Researchers say these findings are troubling because this means the increase in colorectal cancer diagnoses are not just because of more screening and colonoscopies, CBS News reports. Rebecca Siegel, strategic director of surveillance information services at the American Cancer Society and lead author on the study, said, “This is not good news. We looked at adults from ages 20 to 54 and following several decades of pretty rapid declines in death rates, over the past decade deaths in this age group have been increasing.” She added, “This indicates that there’s actually a true increase in disease. It’s not just detection of disease that was there and that we’re catching it earlier.”

This surge in colorectal cancer deaths was particularly surprising since, for decades, screening has been recommended for those 50 years old and up.

The researchers used data from the National Center for Health Statistics to analyze colorectal cancer deaths in people ages 20 to 54 from 1970 to 2014. There were over 242,000 deaths due to this cancer in that time frame.

Another interesting find was that the growing trend is being driven by colorectal cancer deaths in white men and women. The rate among African-Americans has declined.

Mortality rates for colorectal cancer deaths in adults 20 to 54 years of age went down from 6.3 per 100,000 in 1970 t0 3.9 per 100,000 in 2004. Then the numbers started going up again, reaching 4.3 per 100,000 individuals in 2014.
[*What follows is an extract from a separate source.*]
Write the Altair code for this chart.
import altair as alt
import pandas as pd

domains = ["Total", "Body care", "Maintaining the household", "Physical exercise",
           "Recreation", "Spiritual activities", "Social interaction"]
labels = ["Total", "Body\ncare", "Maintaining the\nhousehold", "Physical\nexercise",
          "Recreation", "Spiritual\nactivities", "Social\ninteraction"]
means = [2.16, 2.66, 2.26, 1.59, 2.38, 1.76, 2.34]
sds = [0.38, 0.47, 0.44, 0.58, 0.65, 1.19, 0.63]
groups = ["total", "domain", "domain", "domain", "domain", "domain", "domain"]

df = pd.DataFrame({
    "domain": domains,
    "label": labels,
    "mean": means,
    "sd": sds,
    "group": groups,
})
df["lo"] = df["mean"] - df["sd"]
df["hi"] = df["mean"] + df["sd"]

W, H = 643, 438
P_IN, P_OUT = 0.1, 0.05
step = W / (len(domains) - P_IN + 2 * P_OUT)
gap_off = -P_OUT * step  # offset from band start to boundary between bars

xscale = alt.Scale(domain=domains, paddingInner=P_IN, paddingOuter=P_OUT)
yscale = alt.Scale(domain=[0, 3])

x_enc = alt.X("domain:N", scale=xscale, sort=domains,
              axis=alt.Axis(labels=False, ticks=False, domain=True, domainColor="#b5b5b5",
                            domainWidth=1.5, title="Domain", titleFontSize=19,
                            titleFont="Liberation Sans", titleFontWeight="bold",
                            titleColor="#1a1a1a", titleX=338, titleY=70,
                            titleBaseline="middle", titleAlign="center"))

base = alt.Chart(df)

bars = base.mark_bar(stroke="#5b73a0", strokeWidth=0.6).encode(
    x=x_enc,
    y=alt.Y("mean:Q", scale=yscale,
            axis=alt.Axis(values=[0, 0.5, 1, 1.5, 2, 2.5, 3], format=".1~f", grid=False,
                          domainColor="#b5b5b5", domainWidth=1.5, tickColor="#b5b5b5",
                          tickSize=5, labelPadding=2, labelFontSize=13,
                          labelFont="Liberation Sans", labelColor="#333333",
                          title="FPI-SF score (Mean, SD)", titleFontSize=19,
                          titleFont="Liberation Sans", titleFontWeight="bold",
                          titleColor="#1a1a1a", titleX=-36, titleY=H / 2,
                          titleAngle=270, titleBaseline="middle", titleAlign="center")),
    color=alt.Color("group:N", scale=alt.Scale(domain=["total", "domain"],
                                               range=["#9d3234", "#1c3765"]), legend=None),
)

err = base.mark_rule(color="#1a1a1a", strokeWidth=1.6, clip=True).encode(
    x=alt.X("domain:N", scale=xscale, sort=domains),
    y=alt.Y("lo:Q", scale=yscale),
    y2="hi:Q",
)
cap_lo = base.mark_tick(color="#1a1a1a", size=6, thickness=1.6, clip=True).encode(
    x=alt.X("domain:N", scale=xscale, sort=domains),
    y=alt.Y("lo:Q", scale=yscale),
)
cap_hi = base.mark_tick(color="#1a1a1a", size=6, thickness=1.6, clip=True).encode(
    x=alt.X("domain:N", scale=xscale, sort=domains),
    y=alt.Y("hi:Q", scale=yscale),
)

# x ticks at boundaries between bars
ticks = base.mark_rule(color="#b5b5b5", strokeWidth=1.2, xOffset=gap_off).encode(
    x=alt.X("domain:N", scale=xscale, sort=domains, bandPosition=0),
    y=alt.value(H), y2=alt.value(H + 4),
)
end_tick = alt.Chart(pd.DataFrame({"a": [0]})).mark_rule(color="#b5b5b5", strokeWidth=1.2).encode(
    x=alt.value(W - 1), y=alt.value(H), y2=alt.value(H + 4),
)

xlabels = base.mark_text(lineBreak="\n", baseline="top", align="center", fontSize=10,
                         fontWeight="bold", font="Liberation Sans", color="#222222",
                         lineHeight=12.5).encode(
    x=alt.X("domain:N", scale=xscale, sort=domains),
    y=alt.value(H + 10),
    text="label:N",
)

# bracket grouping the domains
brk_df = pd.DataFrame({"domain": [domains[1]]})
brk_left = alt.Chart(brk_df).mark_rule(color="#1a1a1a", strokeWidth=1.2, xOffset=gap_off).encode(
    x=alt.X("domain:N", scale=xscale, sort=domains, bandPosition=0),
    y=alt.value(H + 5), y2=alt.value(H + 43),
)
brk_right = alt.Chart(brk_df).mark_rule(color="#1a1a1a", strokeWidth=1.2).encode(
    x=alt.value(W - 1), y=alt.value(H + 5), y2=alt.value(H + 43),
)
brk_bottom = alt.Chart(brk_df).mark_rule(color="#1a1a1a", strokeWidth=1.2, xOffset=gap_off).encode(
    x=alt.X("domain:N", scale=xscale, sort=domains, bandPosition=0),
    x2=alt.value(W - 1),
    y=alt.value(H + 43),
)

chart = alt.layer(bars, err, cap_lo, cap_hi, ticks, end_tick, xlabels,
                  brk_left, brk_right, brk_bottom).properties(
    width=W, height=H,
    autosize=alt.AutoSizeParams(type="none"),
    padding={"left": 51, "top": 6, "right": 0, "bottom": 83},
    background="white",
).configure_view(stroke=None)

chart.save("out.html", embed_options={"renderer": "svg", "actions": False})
Siegel notes that the findings are surprising because they appear to be inconsistent with trends for major risk factors in colorectal cancer, such as obesity. She said, “The thinking has been that the reason we’re seeing the increase in this disease is because of the excess body weight we’ve been dealing with for the past several decades, but the obesity epidemic has affected everyone universally across races and ethnicities and if anything the increase in obesity in the black population has been higher.”

Why this is so is unclear, Siegel said.

The answer is that no one really knows why this is happening.

Researchers are looking into the matter, but many experts believe that the answer may lie partly in the microbiome, or the bacteria that normally live in the human body. Siegel said, “I think we’re going to need more time for etiologic studies to try to understand this.”

The important thing for now is to catch the cancer early on. If caught and treated in the early stages, treatment results work an estimated 50% of the time, according to the National Cancer Institute.

The study was published in the Journal of the American Medical Association.